What does this mean for your workspace?
Globally, different regions approach net zero for buildings in different ways. But broadly speaking, you can start by investing in a workspace that’s not only constructed in a way that produces as little emissions as possible but is also designed to support low-emission activity in operation.
Decarbonisation: the top of the sustainability agenda
A net carbon zero approach prioritises emissions reduction over anything else. For your business, this means reducing your Scope 1, 2 and 3 emissions, which include your operational emissions and energy consumption.
In operating your workspace, this can start with simple steps such as promoting low emissions habits. Examples include turning off lights in unused rooms or encouraging employees to switch laptops off after work to conserve energy.

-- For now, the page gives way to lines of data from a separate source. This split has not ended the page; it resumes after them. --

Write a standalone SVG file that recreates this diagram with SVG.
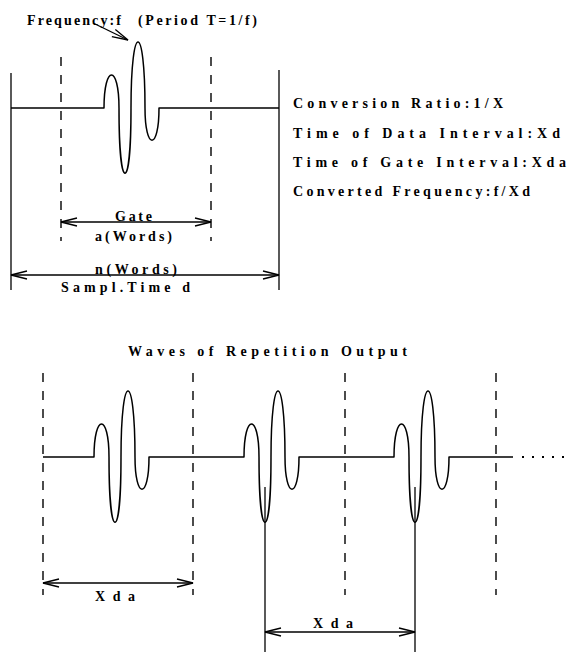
<svg xmlns="http://www.w3.org/2000/svg" width="567" height="652" viewBox="0 0 567 652">
<style>
text{font-family:"Liberation Serif","DejaVu Serif",serif;font-weight:bold;font-size:14px;fill:#000}
.w{fill:none;stroke:#000;stroke-width:1.5;stroke-linejoin:round}
.d{fill:none;stroke:#000;stroke-width:1.4;stroke-dasharray:9 9}
.s{fill:none;stroke:#000;stroke-width:1.3}
.a{fill:none;stroke:#000;stroke-width:1.3;marker-end:url(#oa);marker-start:url(#oa)}
</style>
<defs>
<marker id="oa" markerUnits="userSpaceOnUse" markerWidth="18" markerHeight="10" viewBox="0 0 18 10" refX="17" refY="5" orient="auto-start-reverse">
<path d="M1,1 L17,5 L1,9" fill="none" stroke="#000" stroke-width="1.3"/>
</marker>
<marker id="ob" markerUnits="userSpaceOnUse" markerWidth="18" markerHeight="10" viewBox="0 0 18 10" refX="17" refY="5" orient="auto">
<path d="M1,1 L17,5 L1,9" fill="none" stroke="#000" stroke-width="1.3"/>
</marker>
</defs>

<g id="top-signal">
<line class="s" x1="11" y1="73" x2="11" y2="290"/>
<line class="s" x1="279" y1="70" x2="279" y2="290"/>
<line class="d" x1="61" y1="57" x2="61" y2="241"/>
<line class="d" x1="211" y1="57" x2="211" y2="241"/>
<path class="w" d="M11,108 H104 C104,64 119,64 119,108 C119,195 131,195 131,108 C131,20 145,20 145,108 C145,151 159,151 159,108 H279"/>
</g>

<g id="top-title">
<text x="27" y="25" textLength="94" lengthAdjust="spacing">Frequency:f</text>
<text x="138" y="25" textLength="119" lengthAdjust="spacing">(Period T=1/f)</text>
</g>

<g id="params">
<text x="293" y="108" textLength="210" lengthAdjust="spacing">Conversion Ratio:1/X</text>
<text x="293" y="138" textLength="267" lengthAdjust="spacing">Time of Data Interval:Xd</text>
<text x="293" y="167" textLength="273" lengthAdjust="spacing">Time of Gate Interval:Xda</text>
<text x="293" y="196" textLength="237" lengthAdjust="spacing">Converted Frequency:f/Xd</text>
</g>

<g id="gate-label">
<text x="115" y="221" textLength="37" lengthAdjust="spacing">Gate</text>
<text x="95" y="241" textLength="77" lengthAdjust="spacing">a(Words)</text>
</g>

<g id="sample-label">
<text x="95" y="274" textLength="82" lengthAdjust="spacing">n(Words)</text>
<text x="61" y="292" textLength="129" lengthAdjust="spacing">Sampl.Time d</text>
</g>

<g id="bottom-title">
<text x="128" y="356" textLength="279" lengthAdjust="spacing">Waves of Repetition Output</text>
</g>

<g id="bottom-signal">
<line class="d" x1="43" y1="373" x2="43" y2="595"/>
<line class="d" x1="193" y1="373" x2="193" y2="595"/>
<line class="d" x1="345" y1="373" x2="345" y2="595"/>
<line class="d" x1="496" y1="373" x2="496" y2="595"/>
<path class="w" d="M43,457 H94 C94,413 109,413 109,457 C109,544 121,544 121,457 C121,369 135,369 135,457 C135,500 149,500 149,457 H244 C244,413 259,413 259,457 C259,544 271,544 271,457 C271,369 285,369 285,457 C285,500 299,500 299,457 H394 C394,413 409,413 409,457 C409,544 421,544 421,457 C421,369 435,369 435,457 C435,500 449,500 449,457 H513"/>
<line x1="522" y1="457" x2="567" y2="457" stroke="#000" stroke-width="2" stroke-dasharray="2 8"/>
<line class="s" x1="265" y1="487" x2="265" y2="652"/>
<line class="s" x1="415" y1="487" x2="415" y2="652"/>
</g>

<g id="xda-labels">
<text x="95" y="601" textLength="40" lengthAdjust="spacing">Xda</text>
<text x="313" y="628" textLength="40" lengthAdjust="spacing">Xda</text>
</g>

<g id="connectors">
<line x1="93" y1="23" x2="128" y2="40" class="s" marker-end="url(#ob)"/>
<line class="a" x1="61" y1="222" x2="211" y2="222"/>
<line class="a" x1="11" y1="275" x2="279" y2="275"/>
<line class="a" x1="43" y1="583" x2="193" y2="583"/>
<line class="a" x1="265" y1="632" x2="415" y2="632"/>
</g>
</svg>
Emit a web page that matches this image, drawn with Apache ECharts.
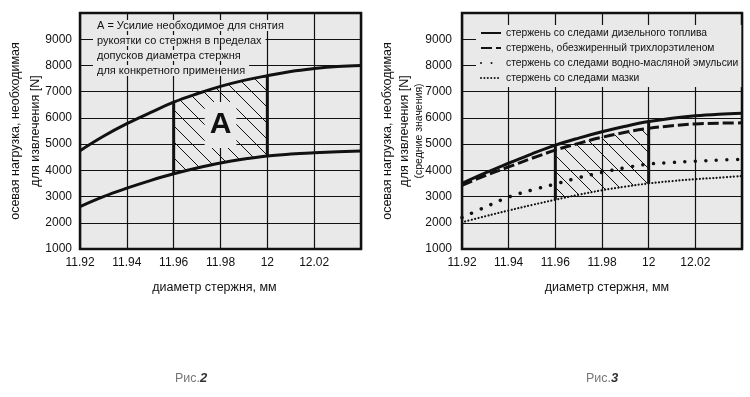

For the office building itself, decarbonisation is about seeking low-carbon solutions that cut emissions whilst strengthening longevity. Workspaces that are designed with sensory-activated LED lights use renewable energy suppliers or supply energy-efficient heating and cooling systems, for example, will help you lay the foundations of your decarbonisation strategy.
It’s also about considering the construction process of the building in question – is it as low-carbon as it can be? A rise in retrofitting, the growth of smart supply chains, and the usage of new low carbon materials will all help to secure a greener future for office space.
Managing risks and capturing new opportunities
Green decisions are a C-level concern as they impact the whole business. They pave the way for new, long-lasting, and future-proofed ways of designing and using the workspace.
Working with the right provider can make decarbonising your day-to-day operations more straightforward. There are plenty of smart solutions around that can be integrated into your office building to:
- Optimise natural light, heating, and cooling
- Enable desk booking to optimise space usage and cut emissions
- Provide live-data reporting so users can view their carbon footprint in real-time
Alternatively, there are buildings you can move into that are already net-zero in design, construction, and operation. Working with a sustainable workspace provider that is already achieving net zero standards will simplify the journey to achieving your sustainability goals.
It’s not only just a sustainable low-emissions future that this supports. In fact, sustainability is likely to become a big part of a building’s value. Sustainably designed buildings may command a premium, but they are a valuable investment for the long term. This belief fuels the development of our green projects – by sacrificing short-term profits, we’re investing in the value sustainable practices can help bring to the future.
Do you need to collaborate to achieve these goals?
Ultimately, there are many considerations at play when making green decisions for your business. How will you calculate emissions accurately? Does your workspace help or hinder your progress to net zero? Are your suppliers green? How are you going to involve your employees in your collective journey to net zero?
To make answering these questions simpler, many businesses seek extra help to calculate their GHG and organise their strategies. Working together with the right provider can help you invest in a workspace that supports your net zero journey.